Hanging up on Windows Phone 8
When Microsoft agreed to pay billions to Nokia (NOK -0.27%) if the Finnish phone-maker would champion Microsoft's fledgling mobile operating system, it seemed like a win-win deal. Microsoft would get the world's largest handset manufacturer on its side, and Nokia would get paid well not to follow the pack to Android.

Well, the deal hasn't worked out well for either company. Nokia's stock has seen its value shrink by nearly two-thirds since the partnership was announced last February, and Microsoft's market share in mobile remains negligible.

True, reports of the scarcity of Lumia 920 abound, but that is probably more a problem of supply than of demand.

Consumers are too deep into the ecosystems of iPhones and Android devices. Because Android is open-source, handset manufacturers don't have a reason to stray elsewhere. Wireless carriers love that Android gives them cheap alternatives.

There may not be room for a third relevant player, and even if there were, there's little reason for it to be Microsoft when Windows itself is getting lost in the operating-system-agnostic ways of the cloud-computing revolution.

Windows 8 RT isn't a tablet savior
It doesn't matter if Microsoft sold just one Surface tablet or hundreds of thousands of them. That ship may have sailed.
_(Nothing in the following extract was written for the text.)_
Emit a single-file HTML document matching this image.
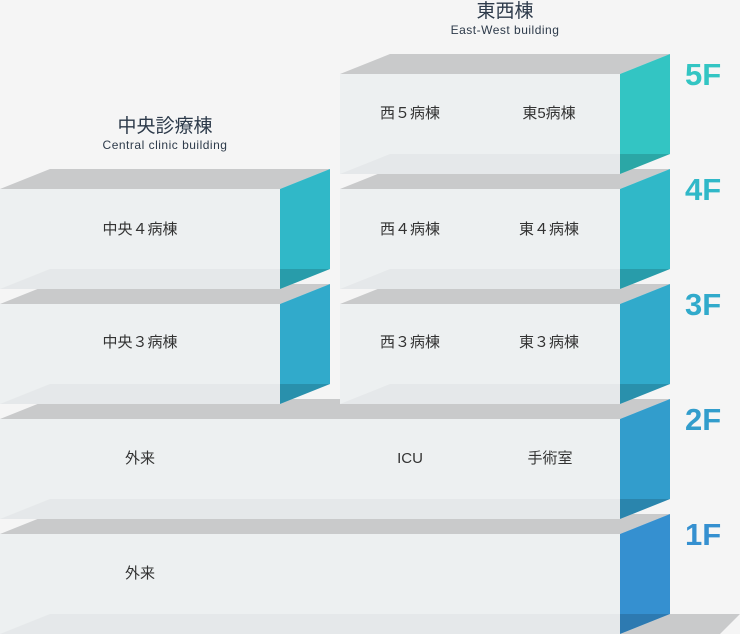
<!DOCTYPE html>
<html><head><meta charset="utf-8"><style>
body{margin:0;background:#f5f5f5;}
svg{display:block;font-family:"Liberation Sans","Noto Sans CJK JP",sans-serif;}
.t{font-size:15px;fill:#333;text-anchor:middle;}
.f{font-size:31px;font-weight:bold;}
</style></head><body>
<svg width="740" height="634" viewBox="0 0 740 634" xmlns="http://www.w3.org/2000/svg">
<rect width="740" height="634" fill="#f5f5f5"/>
<!-- 1F -->
<polygon points="670,614 740,614 720,634 620,634" fill="#c9cacb"/>
<g id="b1">
<polygon points="0,534 50,514 670,514 620,534" fill="#c9cacb"/>
<rect x="0" y="534" width="620" height="100" fill="#edf0f1"/>
<polygon points="0,634 50,614 670,614 620,634" fill="#e5e8ea"/>
<polygon points="620,534 670,514 670,614 620,634" fill="#3590d0"/>
<polygon points="620,614 670,614 620,634" fill="rgba(0,0,0,0.15)"/>
</g>
<!-- 2F -->
<polygon points="0,419 50,399 670,399 620,419" fill="#c9cacb"/>
<rect x="0" y="419" width="620" height="100" fill="#edf0f1"/>
<polygon points="0,519 50,499 670,499 620,519" fill="#e5e8ea"/>
<polygon points="620,419 670,399 670,499 620,519" fill="#329dcc"/>
<polygon points="620,499 670,499 620,519" fill="rgba(0,0,0,0.15)"/>
<!-- 3F left -->
<polygon points="0,304 50,284 330,284 280,304" fill="#c9cacb"/>
<rect x="0" y="304" width="280" height="100" fill="#edf0f1"/>
<polygon points="0,404 50,384 330,384 280,404" fill="#e5e8ea"/>
<polygon points="280,304 330,284 330,384 280,404" fill="#31aacb"/>
<polygon points="280,384 330,384 280,404" fill="rgba(0,0,0,0.15)"/>
<!-- 3F east -->
<polygon points="340,304 390,284 670,284 620,304" fill="#c9cacb"/>
<rect x="340" y="304" width="280" height="100" fill="#edf0f1"/>
<polygon points="340,404 390,384 670,384 620,404" fill="#e5e8ea"/>
<polygon points="620,304 670,284 670,384 620,404" fill="#31aacb"/>
<polygon points="620,384 670,384 620,404" fill="rgba(0,0,0,0.15)"/>
<!-- 4F left -->
<polygon points="0,189 50,169 330,169 280,189" fill="#c9cacb"/>
<rect x="0" y="189" width="280" height="100" fill="#edf0f1"/>
<polygon points="0,289 50,269 330,269 280,289" fill="#e5e8ea"/>
<polygon points="280,189 330,169 330,269 280,289" fill="#30b8c8"/>
<polygon points="280,269 330,269 280,289" fill="rgba(0,0,0,0.15)"/>
<!-- 4F east -->
<polygon points="340,189 390,169 670,169 620,189" fill="#c9cacb"/>
<rect x="340" y="189" width="280" height="100" fill="#edf0f1"/>
<polygon points="340,289 390,269 670,269 620,289" fill="#e5e8ea"/>
<polygon points="620,189 670,169 670,269 620,289" fill="#30b8c8"/>
<polygon points="620,269 670,269 620,289" fill="rgba(0,0,0,0.15)"/>
<!-- 5F east -->
<polygon points="340,74 390,54 670,54 620,74" fill="#c9cacb"/>
<rect x="340" y="74" width="280" height="100" fill="#edf0f1"/>
<polygon points="340,174 390,154 670,154 620,174" fill="#e5e8ea"/>
<polygon points="620,74 670,54 670,154 620,174" fill="#33c5c3"/>
<polygon points="620,154 670,154 620,174" fill="rgba(0,0,0,0.15)"/>

<!-- labels -->
<text class="t" x="410" y="118">西５病棟</text>
<text class="t" x="549" y="118">東5病棟</text>
<text class="t" x="140" y="234">中央４病棟</text>
<text class="t" x="410" y="234">西４病棟</text>
<text class="t" x="549" y="234">東４病棟</text>
<text class="t" x="140" y="347">中央３病棟</text>
<text class="t" x="410" y="347">西３病棟</text>
<text class="t" x="549" y="347">東３病棟</text>
<text class="t" x="140" y="463">外来</text>
<text class="t" x="410" y="463">ICU</text>
<text class="t" x="550" y="463">手術室</text>
<text class="t" x="140" y="578">外来</text>

<text x="505" y="17" font-size="19" fill="#2d3a4a" text-anchor="middle">東西棟</text>
<text x="505" y="34" font-size="12" fill="#2d3a4a" text-anchor="middle" letter-spacing="0.5">East-West building</text>
<text x="165" y="132" font-size="19" fill="#2d3a4a" text-anchor="middle">中央診療棟</text>
<text x="165" y="149" font-size="12" fill="#2d3a4a" text-anchor="middle" letter-spacing="0.5">Central clinic building</text>

<text class="f" x="685" y="85" fill="#33c5c3">5F</text>
<text class="f" x="685" y="200" fill="#30b8c8">4F</text>
<text class="f" x="685" y="315" fill="#31aacb">3F</text>
<text class="f" x="685" y="430" fill="#329dcc">2F</text>
<text class="f" x="685" y="545" fill="#3590d0">1F</text>
</svg>
</body></html>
Surface is available only through Microsoft, and the limited distribution is going to make it a nonplayer this holiday season. The more powerful Surface Pro -- fueled by Windows 8 Pro to give a more complete PC-like experience than today's Surface -- will be out next month, all but killing demand for the less powerful Surface that's available now.

The rub here is that Surface Pro starts at $899, a price tag that is too big a gamble for an unproven tablet platform. The battery life will also be just half as long as the Surface and other tablets. The Surface Pro, with Microsoft's clever magnetically attached keyboard cover, would fly as a lightweight laptop a few years ago, but no one seems to be buying those these days.

The stakes are big here. If Microsoft fails with the Surface, why would any hardware manufacturer pay for a Windows license -- competing against Microsoft itself -- when Android is low-hanging fruit?

Value trap incarnate
Investors may be drawn to Microsoft for what it was, but only if they don't grasp what it will fail to be.

Sure, the stock's compelling on a valuation basis, but why is it that revenue and earnings will grow in the single digits this fiscal year ending in June? This is the Windows 8 year! Microsoft may never come up with organic double-digit top-line growth again.

Yes, that 3.5% yield is attractive. Apple is only yielding half as much, and Google doesn't declare distributions at all. However, Microsoft investors may want to consider how yield-chasing played out for Nokia shareholders.

There are pockets of growth for Microsoft, but it continues to lose money online, and it has achieved market leadership in video game consoles at a time when the industry itself is in decline.

Microsoft is too rich to die, and it's too smart to let it happen without a fight. However, the company is starting to gradually fade, and none of this year's turnaround attempts appear to be working.